I went back out to the bike.  A couple on a Harley pulled up with a trailer.  “You heading into or out of the canyon.” The man on the bike asked.

“Heading in.”

“Wanna keep pace.” He asked. “By the way, we was wondering… does your bike wanna be a cruiser or a rocket.”  They both grinned.

“She’s only 12 years old” I said, “give me your address and I’d send you a letter when she grows up and makes up her mind.”

“Oh honey,” said the lady on the back, “bikes and their riders don’t ever grow up, they go to sleep one night and forget who they really are in the morning.”

“That’s kinda sad, isn’t?” I asked.

“Only to the ones behind that remember them.” Said the man.  I wondered if people in the desert southwest are either philosophers, poets or surely gas station attendants.

I saddled up and paced with the Harley couple.  We took our time and stopped often.  We split ways at a scenic turnout.  It was the last of the turn-outs.  They said they were doubling back and would be going to the village next. 

I never asked their names.  I realized it was funny that, on the road, names just don’t seem important.  Maybe its because the travelers are united by the road, or they just don’t want to invest in someone they will never see again.  Then again, it might be something wrong with me… I don’t ask for names.  What a person is doing, what they hold in esteem, that I remember, but names?  Not so much.

Its not just names I get hung up on… sometimes its saying goodbye as well.  I remember there was an Air Force Airman named Steve that I served with in NORAD.  We were from vastly different backgrounds and dispositions… actually, except for the uniform we had to wear, we had very little in common.  I applied for an ‘early out’ from the Air Force and got it.  I remember the last day in Colorado Springs.  Steve’s wife, Amy, asked “Don’t you want to say good bye?” I thought to myself “Why?”  I had no common ties with them, except proximity.  I knew I would, likely, never see them again, so why say goodbye? 

I believe my wife thinks me defective in this, but unless there is at least a hope of reunion, or a pain from the separation, then I just as soon leave the good byes alone.

As the Harley couple turned around and chugged off, I mused, again, about the lives that are lived without even an inkling on my part of their hopes and dreams and sorrows.  I looked back into the canyon and saw the metaphor: here is this amazing and enormous thing that dwarfs every person who sees it.  The Canyon itself was compelling… I wanted to be IN it, not AT it.  We are in the middle of a vast sea of dreams, but the size and scope of this sea isn’t apparent to us until we are right on top of it.  There is really no chance that you can guess how a person feels unless you put yourself in their life.

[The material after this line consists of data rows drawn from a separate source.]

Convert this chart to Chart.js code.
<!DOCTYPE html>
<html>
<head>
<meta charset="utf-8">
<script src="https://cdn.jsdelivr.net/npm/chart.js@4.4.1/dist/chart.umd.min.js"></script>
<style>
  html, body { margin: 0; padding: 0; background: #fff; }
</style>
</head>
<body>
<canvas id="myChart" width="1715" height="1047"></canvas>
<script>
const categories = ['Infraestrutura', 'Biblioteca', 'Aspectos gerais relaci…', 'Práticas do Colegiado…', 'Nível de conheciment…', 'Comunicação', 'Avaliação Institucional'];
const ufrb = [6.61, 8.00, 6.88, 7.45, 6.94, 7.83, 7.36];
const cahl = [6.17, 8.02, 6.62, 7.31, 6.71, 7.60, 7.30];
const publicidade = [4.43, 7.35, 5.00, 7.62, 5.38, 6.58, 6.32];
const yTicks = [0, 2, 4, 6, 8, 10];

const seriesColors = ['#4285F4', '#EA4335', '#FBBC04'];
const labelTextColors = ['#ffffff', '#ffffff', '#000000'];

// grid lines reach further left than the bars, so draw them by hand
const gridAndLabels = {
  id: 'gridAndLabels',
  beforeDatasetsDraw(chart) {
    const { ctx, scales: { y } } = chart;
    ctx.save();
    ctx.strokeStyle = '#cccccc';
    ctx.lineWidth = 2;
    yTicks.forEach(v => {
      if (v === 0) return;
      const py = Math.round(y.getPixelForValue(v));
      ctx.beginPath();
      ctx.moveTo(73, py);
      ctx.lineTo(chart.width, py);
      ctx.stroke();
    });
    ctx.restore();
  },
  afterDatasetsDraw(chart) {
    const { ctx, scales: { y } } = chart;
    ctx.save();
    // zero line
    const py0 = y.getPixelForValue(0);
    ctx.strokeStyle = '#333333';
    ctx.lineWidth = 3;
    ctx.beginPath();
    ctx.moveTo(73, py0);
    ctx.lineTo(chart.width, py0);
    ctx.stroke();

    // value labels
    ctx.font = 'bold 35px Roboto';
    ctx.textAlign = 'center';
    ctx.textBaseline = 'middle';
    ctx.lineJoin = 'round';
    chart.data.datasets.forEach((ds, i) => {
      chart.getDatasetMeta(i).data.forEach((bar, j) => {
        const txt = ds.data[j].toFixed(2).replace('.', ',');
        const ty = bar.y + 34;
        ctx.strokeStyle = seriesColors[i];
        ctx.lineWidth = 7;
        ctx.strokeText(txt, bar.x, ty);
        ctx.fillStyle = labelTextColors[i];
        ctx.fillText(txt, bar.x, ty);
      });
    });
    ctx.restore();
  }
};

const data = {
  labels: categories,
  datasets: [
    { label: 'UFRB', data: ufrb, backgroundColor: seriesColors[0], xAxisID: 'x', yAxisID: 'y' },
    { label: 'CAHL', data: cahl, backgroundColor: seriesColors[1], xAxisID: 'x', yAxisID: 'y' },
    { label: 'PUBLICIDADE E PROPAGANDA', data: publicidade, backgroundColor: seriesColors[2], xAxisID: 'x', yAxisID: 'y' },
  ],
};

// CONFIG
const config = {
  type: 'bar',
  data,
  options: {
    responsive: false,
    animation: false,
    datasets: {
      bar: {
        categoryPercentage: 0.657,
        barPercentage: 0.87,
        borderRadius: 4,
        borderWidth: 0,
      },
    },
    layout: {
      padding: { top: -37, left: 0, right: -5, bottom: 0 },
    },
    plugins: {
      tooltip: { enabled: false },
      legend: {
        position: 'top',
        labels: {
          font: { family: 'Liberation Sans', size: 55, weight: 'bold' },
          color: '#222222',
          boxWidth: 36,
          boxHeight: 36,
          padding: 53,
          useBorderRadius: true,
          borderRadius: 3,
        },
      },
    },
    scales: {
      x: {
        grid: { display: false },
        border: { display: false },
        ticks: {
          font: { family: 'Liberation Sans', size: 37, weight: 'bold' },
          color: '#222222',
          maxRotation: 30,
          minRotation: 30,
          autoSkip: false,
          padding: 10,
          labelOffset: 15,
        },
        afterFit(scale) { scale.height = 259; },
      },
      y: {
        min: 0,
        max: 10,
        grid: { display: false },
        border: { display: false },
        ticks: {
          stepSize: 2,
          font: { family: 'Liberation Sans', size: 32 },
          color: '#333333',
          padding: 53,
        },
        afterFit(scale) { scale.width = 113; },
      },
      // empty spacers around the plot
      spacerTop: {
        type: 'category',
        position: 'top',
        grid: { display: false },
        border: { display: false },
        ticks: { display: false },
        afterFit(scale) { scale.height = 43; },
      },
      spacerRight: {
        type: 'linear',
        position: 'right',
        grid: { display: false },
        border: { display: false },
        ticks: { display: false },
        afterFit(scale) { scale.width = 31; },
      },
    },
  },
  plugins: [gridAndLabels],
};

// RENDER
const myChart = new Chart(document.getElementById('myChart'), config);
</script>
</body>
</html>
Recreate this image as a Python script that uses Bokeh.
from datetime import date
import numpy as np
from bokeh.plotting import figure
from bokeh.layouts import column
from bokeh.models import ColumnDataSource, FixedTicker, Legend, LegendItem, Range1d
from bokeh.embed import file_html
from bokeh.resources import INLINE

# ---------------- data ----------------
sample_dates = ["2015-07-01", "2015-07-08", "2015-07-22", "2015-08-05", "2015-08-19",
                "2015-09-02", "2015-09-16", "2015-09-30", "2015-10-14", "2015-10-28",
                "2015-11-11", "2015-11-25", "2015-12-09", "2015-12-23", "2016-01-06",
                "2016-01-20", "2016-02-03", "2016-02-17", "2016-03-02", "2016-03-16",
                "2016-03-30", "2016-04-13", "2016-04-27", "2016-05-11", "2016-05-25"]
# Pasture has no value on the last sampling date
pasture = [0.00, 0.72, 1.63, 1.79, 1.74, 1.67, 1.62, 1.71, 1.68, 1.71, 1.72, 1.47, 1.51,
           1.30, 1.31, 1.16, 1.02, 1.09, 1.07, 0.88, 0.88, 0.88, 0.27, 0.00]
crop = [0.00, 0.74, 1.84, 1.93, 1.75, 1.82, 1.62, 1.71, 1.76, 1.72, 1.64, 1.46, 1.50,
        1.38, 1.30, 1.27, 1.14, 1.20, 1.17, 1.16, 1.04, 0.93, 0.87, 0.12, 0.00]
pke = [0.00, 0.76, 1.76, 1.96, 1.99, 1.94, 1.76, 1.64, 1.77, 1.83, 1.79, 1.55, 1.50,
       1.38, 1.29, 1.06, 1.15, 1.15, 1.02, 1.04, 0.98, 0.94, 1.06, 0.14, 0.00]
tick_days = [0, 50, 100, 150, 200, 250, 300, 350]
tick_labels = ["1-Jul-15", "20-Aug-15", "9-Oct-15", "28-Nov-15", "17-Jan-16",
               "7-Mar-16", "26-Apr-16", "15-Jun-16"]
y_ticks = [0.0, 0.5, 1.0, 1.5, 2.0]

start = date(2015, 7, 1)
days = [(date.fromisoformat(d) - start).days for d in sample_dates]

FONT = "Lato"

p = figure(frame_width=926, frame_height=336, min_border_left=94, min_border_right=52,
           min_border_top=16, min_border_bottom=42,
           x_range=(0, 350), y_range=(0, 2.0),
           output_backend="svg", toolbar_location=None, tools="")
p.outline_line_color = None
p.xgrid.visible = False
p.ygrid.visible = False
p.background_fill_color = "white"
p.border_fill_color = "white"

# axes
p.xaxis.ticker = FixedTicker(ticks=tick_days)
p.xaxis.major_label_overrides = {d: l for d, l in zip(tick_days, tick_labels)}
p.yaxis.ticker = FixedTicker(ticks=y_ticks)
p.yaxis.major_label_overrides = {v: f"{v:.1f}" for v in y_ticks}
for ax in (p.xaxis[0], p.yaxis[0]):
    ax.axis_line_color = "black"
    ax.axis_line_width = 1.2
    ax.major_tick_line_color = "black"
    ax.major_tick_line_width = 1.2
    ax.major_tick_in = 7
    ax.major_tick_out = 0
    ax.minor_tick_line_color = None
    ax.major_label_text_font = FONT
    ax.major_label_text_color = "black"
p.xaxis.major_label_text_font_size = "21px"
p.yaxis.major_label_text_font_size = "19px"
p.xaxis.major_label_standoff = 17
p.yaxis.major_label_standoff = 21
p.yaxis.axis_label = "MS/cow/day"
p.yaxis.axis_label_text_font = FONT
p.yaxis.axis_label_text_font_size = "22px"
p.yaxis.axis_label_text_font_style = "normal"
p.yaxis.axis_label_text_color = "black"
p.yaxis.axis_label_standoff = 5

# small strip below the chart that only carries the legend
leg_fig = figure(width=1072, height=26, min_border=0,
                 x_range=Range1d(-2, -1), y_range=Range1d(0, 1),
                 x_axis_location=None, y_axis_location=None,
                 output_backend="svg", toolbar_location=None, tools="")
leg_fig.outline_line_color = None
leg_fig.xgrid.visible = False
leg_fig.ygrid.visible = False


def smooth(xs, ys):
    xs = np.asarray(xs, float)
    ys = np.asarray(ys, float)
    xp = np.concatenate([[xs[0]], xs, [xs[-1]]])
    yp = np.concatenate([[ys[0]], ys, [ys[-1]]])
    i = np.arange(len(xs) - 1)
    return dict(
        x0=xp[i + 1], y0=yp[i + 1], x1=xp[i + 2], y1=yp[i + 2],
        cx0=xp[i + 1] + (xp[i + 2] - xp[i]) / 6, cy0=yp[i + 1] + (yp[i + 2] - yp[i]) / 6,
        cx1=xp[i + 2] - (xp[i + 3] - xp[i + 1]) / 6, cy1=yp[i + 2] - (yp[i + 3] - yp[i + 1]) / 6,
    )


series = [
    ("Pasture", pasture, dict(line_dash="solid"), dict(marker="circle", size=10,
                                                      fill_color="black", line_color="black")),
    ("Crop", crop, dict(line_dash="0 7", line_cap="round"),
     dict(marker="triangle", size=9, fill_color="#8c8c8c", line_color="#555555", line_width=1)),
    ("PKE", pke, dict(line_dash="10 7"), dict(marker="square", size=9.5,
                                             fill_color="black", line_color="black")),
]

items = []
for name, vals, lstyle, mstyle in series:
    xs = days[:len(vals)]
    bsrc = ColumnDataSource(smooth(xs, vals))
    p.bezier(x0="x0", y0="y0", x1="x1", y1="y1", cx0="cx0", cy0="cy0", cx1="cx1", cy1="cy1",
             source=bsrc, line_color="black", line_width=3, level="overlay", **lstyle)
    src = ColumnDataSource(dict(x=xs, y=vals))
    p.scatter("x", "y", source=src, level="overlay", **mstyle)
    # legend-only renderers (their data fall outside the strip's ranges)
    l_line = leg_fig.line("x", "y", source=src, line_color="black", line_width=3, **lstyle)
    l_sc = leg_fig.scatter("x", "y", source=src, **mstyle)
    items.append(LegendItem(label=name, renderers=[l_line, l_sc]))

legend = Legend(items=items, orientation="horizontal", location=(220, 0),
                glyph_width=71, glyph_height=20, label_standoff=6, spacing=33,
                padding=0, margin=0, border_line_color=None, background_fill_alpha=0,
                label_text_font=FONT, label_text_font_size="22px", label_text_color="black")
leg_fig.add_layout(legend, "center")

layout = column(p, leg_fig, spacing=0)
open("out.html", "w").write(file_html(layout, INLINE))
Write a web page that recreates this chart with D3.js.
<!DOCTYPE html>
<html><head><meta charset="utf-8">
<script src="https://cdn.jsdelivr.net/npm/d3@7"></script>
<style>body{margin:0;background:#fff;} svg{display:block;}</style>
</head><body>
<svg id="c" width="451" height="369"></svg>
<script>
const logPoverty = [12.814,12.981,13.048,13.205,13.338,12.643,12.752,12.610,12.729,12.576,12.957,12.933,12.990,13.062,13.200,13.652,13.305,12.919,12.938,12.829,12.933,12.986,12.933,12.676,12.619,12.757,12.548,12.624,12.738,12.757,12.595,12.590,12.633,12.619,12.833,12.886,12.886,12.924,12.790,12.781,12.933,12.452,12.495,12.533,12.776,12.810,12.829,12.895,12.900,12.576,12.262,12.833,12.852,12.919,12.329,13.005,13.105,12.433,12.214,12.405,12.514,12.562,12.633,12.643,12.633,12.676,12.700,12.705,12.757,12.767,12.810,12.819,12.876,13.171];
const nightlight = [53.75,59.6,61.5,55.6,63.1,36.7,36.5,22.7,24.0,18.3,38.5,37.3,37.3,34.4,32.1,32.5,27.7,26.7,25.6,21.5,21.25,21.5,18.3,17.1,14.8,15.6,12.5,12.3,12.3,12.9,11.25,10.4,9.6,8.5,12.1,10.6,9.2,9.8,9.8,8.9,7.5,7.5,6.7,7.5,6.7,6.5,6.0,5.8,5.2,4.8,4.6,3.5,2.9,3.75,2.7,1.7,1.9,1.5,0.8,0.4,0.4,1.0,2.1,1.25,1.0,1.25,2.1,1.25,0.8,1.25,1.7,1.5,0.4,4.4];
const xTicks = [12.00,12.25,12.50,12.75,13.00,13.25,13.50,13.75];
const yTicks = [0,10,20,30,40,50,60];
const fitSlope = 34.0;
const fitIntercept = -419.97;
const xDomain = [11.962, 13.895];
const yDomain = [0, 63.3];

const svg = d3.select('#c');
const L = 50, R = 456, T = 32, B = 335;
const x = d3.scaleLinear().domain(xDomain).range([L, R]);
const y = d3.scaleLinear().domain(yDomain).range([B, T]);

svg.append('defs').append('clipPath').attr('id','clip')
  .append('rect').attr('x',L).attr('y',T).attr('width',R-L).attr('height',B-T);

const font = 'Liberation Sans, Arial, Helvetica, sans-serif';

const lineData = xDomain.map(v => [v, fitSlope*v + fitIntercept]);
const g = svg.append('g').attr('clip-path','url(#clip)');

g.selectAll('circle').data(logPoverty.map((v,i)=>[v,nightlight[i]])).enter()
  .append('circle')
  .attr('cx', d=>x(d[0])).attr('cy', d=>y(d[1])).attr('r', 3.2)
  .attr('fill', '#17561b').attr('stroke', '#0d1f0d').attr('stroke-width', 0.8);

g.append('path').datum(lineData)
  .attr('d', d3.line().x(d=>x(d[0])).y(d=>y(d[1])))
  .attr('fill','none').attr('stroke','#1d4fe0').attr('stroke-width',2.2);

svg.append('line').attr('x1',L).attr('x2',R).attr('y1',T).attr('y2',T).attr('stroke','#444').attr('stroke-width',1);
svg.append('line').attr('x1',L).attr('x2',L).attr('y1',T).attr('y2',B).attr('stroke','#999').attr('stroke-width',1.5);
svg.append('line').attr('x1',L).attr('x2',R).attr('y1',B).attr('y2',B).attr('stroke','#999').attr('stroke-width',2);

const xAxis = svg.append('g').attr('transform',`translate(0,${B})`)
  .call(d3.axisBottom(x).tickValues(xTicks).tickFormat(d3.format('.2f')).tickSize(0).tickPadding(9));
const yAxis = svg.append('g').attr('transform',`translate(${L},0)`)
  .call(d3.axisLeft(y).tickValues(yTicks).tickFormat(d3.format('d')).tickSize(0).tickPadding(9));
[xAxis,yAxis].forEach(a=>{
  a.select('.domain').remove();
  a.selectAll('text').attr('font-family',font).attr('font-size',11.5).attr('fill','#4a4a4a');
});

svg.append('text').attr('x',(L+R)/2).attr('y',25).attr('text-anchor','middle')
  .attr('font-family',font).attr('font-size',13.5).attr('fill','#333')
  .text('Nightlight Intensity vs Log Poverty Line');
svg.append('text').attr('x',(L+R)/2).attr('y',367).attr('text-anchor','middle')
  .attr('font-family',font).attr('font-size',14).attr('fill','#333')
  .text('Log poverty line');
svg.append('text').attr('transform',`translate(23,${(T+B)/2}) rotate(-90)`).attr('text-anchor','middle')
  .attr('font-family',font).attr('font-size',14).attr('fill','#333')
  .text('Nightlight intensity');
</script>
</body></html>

I wondered, as I sat on the stone wall at the end of one of the scenic over looks, how many people traveled right past this enormous canyon, and never even had an inkling it was there.  I wondered how many times I was in the company of greatness in another person, but I never knew it because I never asked that person a question.  It’s like being 100 yards from the Grand Canyon, and turning around.

For me, the romance of the Grand Canyon is this: You HAVE to purposefully desire to see it: you come to it on it’s terms, not yours and; it is so large and complex, you can spend a life traveling it and KNOW that not everything has been seen.  I looked out from the south rim and the sky was a pale blue with cotton ball clouds above.  There was a slight haze in the air.  Instead of obscuring the view, it lent an air of mystery and wonder.  Life is like this as well… if we really thought we could learn it all, where is the adventure in that.  The allure of the adventure is, partly, not knowing what comes next.

Seriously, if you knew how the book ended, would it captivate your heart?  Even if you know the ending, you still need to know how the people in the story got there, don’t you?  I am driven by the unknown.  Is it scary?  Sometimes, but fear isn’t bad… respect the consequences of irreversible actions, but live life fully, not safely.  Take a risk, step out into the unknown, fight, struggle, win, lose, fight again… that is life.

If you aren’t a little afraid, are you really alive?